_Objective_:
Quote only the part that opens with the line containing "Convert this chart to matplotlib code." and closes with the line containing "red_h = [0.093, 0.145, 0.043, 0.162, 0.176, 0.290, 0.140]". Keep both of those lines.

_Data section_:

'''

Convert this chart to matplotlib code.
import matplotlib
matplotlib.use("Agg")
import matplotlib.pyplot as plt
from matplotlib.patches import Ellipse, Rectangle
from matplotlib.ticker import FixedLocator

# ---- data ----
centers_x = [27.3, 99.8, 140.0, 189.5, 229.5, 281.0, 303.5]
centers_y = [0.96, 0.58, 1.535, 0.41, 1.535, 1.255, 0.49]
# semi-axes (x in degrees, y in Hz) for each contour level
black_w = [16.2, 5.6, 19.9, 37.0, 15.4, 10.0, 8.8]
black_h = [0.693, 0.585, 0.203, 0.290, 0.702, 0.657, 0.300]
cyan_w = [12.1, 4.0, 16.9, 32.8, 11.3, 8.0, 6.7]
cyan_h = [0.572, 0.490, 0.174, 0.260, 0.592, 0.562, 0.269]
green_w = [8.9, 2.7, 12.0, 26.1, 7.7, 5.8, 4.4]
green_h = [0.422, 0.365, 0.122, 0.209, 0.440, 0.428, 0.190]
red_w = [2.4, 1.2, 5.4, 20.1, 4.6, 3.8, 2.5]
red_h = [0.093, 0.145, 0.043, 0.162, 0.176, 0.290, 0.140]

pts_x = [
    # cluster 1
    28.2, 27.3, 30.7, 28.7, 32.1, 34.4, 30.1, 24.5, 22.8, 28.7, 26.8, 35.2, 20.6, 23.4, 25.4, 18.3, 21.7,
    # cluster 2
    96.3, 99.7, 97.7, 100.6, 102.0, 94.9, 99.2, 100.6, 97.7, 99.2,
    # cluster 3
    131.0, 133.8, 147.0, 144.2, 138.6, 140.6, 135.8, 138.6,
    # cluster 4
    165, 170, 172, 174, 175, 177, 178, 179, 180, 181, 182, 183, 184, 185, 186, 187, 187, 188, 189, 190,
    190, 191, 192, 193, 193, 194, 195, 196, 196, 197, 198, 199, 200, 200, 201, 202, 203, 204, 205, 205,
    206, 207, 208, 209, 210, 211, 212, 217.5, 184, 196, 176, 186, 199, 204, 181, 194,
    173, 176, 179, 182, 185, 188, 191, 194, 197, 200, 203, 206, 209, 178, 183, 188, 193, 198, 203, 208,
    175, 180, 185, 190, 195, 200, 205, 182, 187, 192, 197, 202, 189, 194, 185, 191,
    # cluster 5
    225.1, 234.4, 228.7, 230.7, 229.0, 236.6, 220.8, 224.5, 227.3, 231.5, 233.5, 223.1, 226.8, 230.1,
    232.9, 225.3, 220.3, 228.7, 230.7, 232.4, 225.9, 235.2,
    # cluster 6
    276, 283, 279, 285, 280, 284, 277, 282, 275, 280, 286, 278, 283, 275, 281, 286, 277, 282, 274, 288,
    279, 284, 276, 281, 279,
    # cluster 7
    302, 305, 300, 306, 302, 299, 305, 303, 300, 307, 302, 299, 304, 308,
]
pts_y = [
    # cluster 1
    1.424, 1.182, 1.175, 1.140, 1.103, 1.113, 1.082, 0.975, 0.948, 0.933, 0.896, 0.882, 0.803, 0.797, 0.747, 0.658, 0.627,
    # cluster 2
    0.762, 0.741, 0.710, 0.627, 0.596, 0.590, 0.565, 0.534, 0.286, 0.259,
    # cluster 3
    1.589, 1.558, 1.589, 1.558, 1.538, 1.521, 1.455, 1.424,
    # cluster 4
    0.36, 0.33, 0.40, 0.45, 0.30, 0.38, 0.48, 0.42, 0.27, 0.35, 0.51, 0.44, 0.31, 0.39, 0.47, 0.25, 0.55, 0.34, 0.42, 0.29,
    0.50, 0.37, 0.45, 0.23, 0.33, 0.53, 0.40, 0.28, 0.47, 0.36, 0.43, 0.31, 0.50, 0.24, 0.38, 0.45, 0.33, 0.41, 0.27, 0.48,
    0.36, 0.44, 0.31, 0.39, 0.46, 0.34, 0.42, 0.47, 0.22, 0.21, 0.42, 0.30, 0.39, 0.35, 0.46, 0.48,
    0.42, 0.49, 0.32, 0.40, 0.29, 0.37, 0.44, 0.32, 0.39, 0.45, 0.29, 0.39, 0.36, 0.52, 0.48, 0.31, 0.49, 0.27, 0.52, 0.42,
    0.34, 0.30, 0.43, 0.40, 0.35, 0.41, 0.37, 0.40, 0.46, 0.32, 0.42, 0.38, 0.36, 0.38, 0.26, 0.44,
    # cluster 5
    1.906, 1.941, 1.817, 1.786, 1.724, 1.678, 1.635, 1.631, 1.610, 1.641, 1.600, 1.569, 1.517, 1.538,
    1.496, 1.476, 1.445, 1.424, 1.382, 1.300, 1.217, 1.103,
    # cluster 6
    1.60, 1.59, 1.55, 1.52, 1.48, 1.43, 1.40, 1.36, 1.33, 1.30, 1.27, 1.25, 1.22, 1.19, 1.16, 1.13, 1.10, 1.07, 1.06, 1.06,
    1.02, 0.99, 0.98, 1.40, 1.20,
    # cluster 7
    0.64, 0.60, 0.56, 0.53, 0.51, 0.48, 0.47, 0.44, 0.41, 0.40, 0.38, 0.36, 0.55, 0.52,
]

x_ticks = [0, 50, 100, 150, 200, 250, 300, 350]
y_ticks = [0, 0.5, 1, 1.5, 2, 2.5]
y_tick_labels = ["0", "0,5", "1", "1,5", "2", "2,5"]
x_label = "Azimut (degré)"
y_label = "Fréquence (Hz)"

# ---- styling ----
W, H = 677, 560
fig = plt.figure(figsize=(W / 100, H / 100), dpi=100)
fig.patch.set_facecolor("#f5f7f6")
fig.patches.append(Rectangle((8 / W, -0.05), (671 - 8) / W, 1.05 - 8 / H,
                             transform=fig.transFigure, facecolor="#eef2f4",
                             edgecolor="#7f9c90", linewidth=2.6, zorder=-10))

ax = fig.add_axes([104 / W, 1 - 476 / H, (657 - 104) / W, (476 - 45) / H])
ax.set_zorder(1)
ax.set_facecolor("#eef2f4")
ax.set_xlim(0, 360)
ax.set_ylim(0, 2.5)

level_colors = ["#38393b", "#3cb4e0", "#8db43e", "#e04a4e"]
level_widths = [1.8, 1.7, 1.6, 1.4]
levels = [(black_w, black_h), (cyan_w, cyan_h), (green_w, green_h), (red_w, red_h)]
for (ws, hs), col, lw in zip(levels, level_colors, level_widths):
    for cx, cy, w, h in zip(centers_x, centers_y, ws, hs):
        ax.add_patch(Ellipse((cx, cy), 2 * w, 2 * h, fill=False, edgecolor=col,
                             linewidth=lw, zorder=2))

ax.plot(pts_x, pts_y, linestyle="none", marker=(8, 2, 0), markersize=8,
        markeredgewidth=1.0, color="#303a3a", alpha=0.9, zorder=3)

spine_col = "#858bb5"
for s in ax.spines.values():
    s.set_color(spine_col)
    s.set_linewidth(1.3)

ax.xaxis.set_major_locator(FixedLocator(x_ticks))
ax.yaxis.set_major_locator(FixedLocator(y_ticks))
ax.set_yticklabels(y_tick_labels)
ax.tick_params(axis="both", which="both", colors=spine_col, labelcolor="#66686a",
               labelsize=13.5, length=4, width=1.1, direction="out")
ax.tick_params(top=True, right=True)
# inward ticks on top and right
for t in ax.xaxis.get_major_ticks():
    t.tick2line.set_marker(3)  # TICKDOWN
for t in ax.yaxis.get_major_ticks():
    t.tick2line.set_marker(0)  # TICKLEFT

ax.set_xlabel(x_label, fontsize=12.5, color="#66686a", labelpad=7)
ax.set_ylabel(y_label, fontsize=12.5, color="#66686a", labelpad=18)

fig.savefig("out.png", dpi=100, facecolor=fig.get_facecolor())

'''
'''

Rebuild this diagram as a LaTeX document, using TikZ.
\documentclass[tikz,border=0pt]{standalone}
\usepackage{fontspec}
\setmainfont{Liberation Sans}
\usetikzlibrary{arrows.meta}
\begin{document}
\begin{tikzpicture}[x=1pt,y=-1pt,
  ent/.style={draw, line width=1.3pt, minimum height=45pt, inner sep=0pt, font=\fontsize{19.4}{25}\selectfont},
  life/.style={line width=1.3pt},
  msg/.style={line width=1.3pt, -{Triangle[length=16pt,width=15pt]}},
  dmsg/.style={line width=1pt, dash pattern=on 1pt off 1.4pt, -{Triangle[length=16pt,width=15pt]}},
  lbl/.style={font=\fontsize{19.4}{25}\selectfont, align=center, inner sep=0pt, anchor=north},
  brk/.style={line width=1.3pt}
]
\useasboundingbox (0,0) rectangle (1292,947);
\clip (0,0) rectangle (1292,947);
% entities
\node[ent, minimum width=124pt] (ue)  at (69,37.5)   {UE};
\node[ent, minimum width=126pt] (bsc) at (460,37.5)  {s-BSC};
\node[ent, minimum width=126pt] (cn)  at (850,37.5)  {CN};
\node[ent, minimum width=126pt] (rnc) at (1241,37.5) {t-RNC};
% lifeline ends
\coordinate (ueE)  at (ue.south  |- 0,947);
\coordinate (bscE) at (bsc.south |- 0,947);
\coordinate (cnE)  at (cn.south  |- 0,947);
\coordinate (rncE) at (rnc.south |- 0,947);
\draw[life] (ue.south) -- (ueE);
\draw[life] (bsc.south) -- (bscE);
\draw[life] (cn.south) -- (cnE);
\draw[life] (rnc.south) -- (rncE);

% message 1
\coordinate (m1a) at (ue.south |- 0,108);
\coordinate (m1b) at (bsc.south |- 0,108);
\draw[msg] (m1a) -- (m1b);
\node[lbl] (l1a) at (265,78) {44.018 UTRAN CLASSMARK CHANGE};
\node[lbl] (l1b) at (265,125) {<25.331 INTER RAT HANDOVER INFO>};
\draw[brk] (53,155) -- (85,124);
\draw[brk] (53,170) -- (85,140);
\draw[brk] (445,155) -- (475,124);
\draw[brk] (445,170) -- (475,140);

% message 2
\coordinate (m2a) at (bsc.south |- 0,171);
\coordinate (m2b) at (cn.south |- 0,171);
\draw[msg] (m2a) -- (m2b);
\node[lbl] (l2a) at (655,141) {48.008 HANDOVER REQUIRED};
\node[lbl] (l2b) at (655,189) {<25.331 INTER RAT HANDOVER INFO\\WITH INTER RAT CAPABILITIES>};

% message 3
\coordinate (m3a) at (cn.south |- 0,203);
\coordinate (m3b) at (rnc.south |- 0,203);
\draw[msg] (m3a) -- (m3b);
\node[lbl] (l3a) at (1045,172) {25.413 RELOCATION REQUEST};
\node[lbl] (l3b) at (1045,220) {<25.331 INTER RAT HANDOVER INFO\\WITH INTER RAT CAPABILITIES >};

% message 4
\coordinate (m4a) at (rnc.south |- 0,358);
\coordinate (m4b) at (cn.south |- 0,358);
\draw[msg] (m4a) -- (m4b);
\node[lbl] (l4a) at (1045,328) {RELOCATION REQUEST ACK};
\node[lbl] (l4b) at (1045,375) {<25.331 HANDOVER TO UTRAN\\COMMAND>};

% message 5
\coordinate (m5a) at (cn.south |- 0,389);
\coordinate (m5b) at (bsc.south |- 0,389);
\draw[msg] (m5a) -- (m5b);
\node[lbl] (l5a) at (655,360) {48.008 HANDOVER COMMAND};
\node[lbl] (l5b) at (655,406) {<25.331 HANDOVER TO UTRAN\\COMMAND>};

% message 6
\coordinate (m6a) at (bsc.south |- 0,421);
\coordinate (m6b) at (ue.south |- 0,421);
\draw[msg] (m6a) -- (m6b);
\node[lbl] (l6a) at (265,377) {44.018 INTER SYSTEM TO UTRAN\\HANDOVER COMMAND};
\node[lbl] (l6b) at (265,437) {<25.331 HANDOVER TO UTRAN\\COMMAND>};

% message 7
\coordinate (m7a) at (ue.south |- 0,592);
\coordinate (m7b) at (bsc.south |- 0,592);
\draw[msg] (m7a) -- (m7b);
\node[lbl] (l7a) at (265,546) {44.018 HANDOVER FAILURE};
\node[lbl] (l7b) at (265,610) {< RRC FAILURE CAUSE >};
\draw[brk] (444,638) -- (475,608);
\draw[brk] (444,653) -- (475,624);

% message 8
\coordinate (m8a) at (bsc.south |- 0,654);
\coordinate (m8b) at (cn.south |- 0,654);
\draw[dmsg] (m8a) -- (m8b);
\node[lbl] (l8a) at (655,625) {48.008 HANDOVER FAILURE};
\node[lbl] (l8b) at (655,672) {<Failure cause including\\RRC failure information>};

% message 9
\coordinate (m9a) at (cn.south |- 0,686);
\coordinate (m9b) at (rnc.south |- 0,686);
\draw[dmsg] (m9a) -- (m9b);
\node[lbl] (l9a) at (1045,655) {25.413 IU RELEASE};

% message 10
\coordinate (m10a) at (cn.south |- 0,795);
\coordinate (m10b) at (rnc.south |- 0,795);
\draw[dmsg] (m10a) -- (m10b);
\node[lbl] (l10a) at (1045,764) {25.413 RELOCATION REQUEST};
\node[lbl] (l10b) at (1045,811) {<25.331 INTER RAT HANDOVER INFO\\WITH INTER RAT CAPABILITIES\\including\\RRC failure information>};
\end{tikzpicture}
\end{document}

'''

_Result of the task_:
Convert this chart to matplotlib code.
import matplotlib
matplotlib.use("Agg")
import matplotlib.pyplot as plt
from matplotlib.patches import Ellipse, Rectangle
from matplotlib.ticker import FixedLocator

# ---- data ----
centers_x = [27.3, 99.8, 140.0, 189.5, 229.5, 281.0, 303.5]
centers_y = [0.96, 0.58, 1.535, 0.41, 1.535, 1.255, 0.49]
# semi-axes (x in degrees, y in Hz) for each contour level
black_w = [16.2, 5.6, 19.9, 37.0, 15.4, 10.0, 8.8]
black_h = [0.693, 0.585, 0.203, 0.290, 0.702, 0.657, 0.300]
cyan_w = [12.1, 4.0, 16.9, 32.8, 11.3, 8.0, 6.7]
cyan_h = [0.572, 0.490, 0.174, 0.260, 0.592, 0.562, 0.269]
green_w = [8.9, 2.7, 12.0, 26.1, 7.7, 5.8, 4.4]
green_h = [0.422, 0.365, 0.122, 0.209, 0.440, 0.428, 0.190]
red_w = [2.4, 1.2, 5.4, 20.1, 4.6, 3.8, 2.5]
red_h = [0.093, 0.145, 0.043, 0.162, 0.176, 0.290, 0.140]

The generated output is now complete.